The final output is a PRODUCT-SERVICE SYSTEM consisting in both digital and physical components: a WEB BASED SOCIAL PLATFORM to MATCH HOUSE HUNTERS and OWNERS and an INTERACTIVE WRISTBAND connected to the platform. The hunting wristbands vibrate when two possible matches are in proximity, encouraging REAL LIFE ENCOUNTERS and a GAMIFICATION of the house-hunting experience.
I designed an initial paper prototype of the web application, focusing on the profiling of the house hunter and of the homes. The idea was to create profiles that would have 2 types of criteria:
FUNCTIONAL CRITERIA / the typical criteria that are useful to find a good match: type of room desired/offered, type of home, how many housemates, how many bathrooms, proximity to the University campus, proximity to the city center etc..
PERSONALITY CRITERIA / such as what type of hobbies and activities the home hunters and home owners liked to engage in, what they liked to share, what their interests were and habits in their living spaces.

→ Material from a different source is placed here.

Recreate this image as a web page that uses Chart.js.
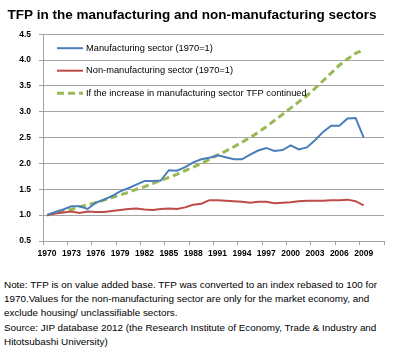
<!DOCTYPE html>
<html><head><meta charset="utf-8">
<script src="https://cdn.jsdelivr.net/npm/chart.js@4/dist/chart.umd.min.js"></script>
<style>
html,body{margin:0;padding:0;background:#fff;}
#wrap{position:relative;width:404px;height:268px;}
#note{font-family:"Liberation Sans",Arial,sans-serif;font-size:9.9px;line-height:14.2px;color:#000;margin:10px 0 0 0;padding:0 0 0 4px;white-space:nowrap;}
</style></head><body>
<div id="wrap"><canvas id="c"></canvas></div>
<div id="note">Note: TFP is on value added base. TFP was converted to an index rebased to 100 for<br>1970.Values for the non-manufacturing sector are only for the market economy, and<br>exclude housing/ unclassifiable sectors.<br>Source: JIP database 2012 (the Research Institute of Economy, Trade &amp; Industry and<br>Hitotsubashi University)</div>
<script>
const titleText = 'TFP in the manufacturing and non-manufacturing sectors';
const years = ['1970','1971','1972','1973','1974','1975','1976','1977','1978','1979',
  '1980','1981','1982','1983','1984','1985','1986','1987','1988','1989',
  '1990','1991','1992','1993','1994','1995','1996','1997','1998','1999',
  '2000','2001','2002','2003','2004','2005','2006','2007','2008','2009','2010','2011'];
const xTickLabels = ['1970','1973','1976','1979','1982','1985','1988','1991','1994','1997','2000','2003','2006','2009'];
const seriesNames = ['Manufacturing sector (1970=1)','Non-manufacturing sector (1970=1)','If the increase in manufacturing sector TFP continued'];
const manufacturing = [1.00,1.06,1.11,1.17,1.17,1.12,1.24,1.30,1.37,1.46,
  1.52,1.59,1.66,1.66,1.67,1.87,1.86,1.93,2.02,2.08,
  2.11,2.16,2.12,2.08,2.08,2.17,2.25,2.30,2.24,2.26,
  2.35,2.27,2.31,2.45,2.61,2.73,2.73,2.87,2.88,2.50];
const nonManufacturing = [1.00,1.03,1.05,1.07,1.04,1.07,1.06,1.06,1.08,1.10,
  1.12,1.13,1.11,1.10,1.12,1.13,1.12,1.15,1.20,1.22,
  1.29,1.29,1.28,1.27,1.26,1.24,1.26,1.26,1.23,1.24,
  1.25,1.27,1.28,1.28,1.28,1.29,1.29,1.30,1.27,1.19];
const continued = [1.00,1.04,1.08,1.11,1.16,1.20,1.24,1.29,1.34,1.39,
  1.44,1.50,1.55,1.61,1.67,1.73,1.79,1.86,1.93,2.00,
  2.08,2.16,2.24,2.32,2.41,2.50,2.60,2.71,2.83,2.95,
  3.07,3.19,3.31,3.45,3.60,3.75,3.90,4.02,4.13,4.20];
const yMin = 0.5, yMax = 4.5, yStep = 0.5;

const gridColor = '#a3a3a3';
const FONT = '"Liberation Sans", Arial, sans-serif';

const legendPlugin = {
  id: 'inlegend',
  afterDatasetsDraw(chart) {
    const ctx = chart.ctx, a = chart.chartArea;
    chart.data.datasets.forEach((ds, i) => {
      const y = a.top + 14 + i * 22.5;
      ctx.save();
      ctx.strokeStyle = ds.borderColor;
      ctx.lineWidth = ds.borderWidth;
      ctx.setLineDash(ds.borderDash || []);
      ctx.beginPath();
      ctx.moveTo(a.left + 14, y);
      ctx.lineTo(a.left + 40, y);
      ctx.stroke();
      ctx.setLineDash([]);
      ctx.fillStyle = '#000';
      ctx.font = '9.3px ' + FONT;
      ctx.textBaseline = 'middle';
      ctx.textAlign = 'left';
      ctx.fillText(ds.label, a.left + 43, y);
      ctx.restore();
    });
  }
};

new Chart(document.getElementById('c'), {
  type: 'line',
  data: {
    labels: years,
    datasets: [
      {label: seriesNames[0], data: manufacturing, borderColor: '#4a7ebb', borderWidth: 2, pointRadius: 0, tension: 0, fill: false},
      {label: seriesNames[1], data: nonManufacturing, borderColor: '#be4b48', borderWidth: 2, pointRadius: 0, tension: 0, fill: false},
      {label: seriesNames[2], data: continued, borderColor: '#98b954', borderWidth: 3, borderDash: [7, 4], pointRadius: 0, tension: 0, fill: false}
    ]
  },
  options: {
    responsive: true,
    maintainAspectRatio: false,
    animation: false,
    devicePixelRatio: 1,
    layout: {padding: {left: 0, right: 20, top: 0, bottom: 0}},
    plugins: {
      legend: {display: false},
      tooltip: {enabled: false},
      title: {display: true, text: titleText, color: '#000', font: {family: FONT, size: 13.5, weight: 'bold'}, padding: {top: 7, bottom: 11}}
    },
    scales: {
      x: {
        type: 'category',
        offset: true,
        grid: {offset: true, drawOnChartArea: false, drawTicks: true, tickLength: 4,
          color: ctx => (ctx.index === undefined || ctx.index % 3 === 0) ? gridColor : 'rgba(0,0,0,0)'},
        border: {display: true, color: gridColor, width: 1},
        ticks: {autoSkip: false, maxRotation: 0, minRotation: 0, padding: 4, color: '#000',
          font: {family: FONT, size: 8.5, weight: 'bold'},
          callback: function(v) { const l = this.getLabelForValue(v); return xTickLabels.includes(l) ? l : ''; }},
        afterFit: s => { s.height = 27; }
      },
      y: {
        min: yMin, max: yMax,
        grid: {color: gridColor, tickLength: 4, drawTicks: true},
        border: {display: true, color: gridColor, width: 1},
        ticks: {stepSize: yStep, padding: 8, color: '#000', font: {family: FONT, size: 8.5, weight: 'bold'},
          callback: v => Number(v).toFixed(1)},
        afterFit: s => { s.width = 43; }
      }
    }
  },
  plugins: [legendPlugin]
});
</script>
</body></html>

The combination of FUNCTIONAL & PERSONALITY CRITERIA will enable a more accurate matchmaking between the home hunters and the home owners, to facilitate a good match on all the desired aspects. This would not eliminate the need for an in-person meeting at the home and on the final agreement on the part of the home residents on who was the winning new house mate, but it would make the process more:
EFFICIENT - weed out automatically the people who didn’t match at all
EFFECTIVE - allow the potentially right matches to have a chance to be SEEN, and known, beyond first impressions
PERSONAL - enable self reflection on what are the important aspects in a common living situation while studying
FUN - gamify the process of home hunting by making it a contextual game to be played with a wearable device, RFID tags and a bit of curiosity
The Project Delft Home Hunters was exhibited during the event “Delft Amazing Technology” in Delft in March 2012.
Also, the insights of the project in terms of creating HYBRID COMMUNITIES, which combined users interactions in both physical and digital spaces, were presented in a paper called Agorà 2.0: Designing Hybrid Communities. The paper was presented during the biannual conference Communities and Technologies in Munich in July 2013 and won Best Paper Award.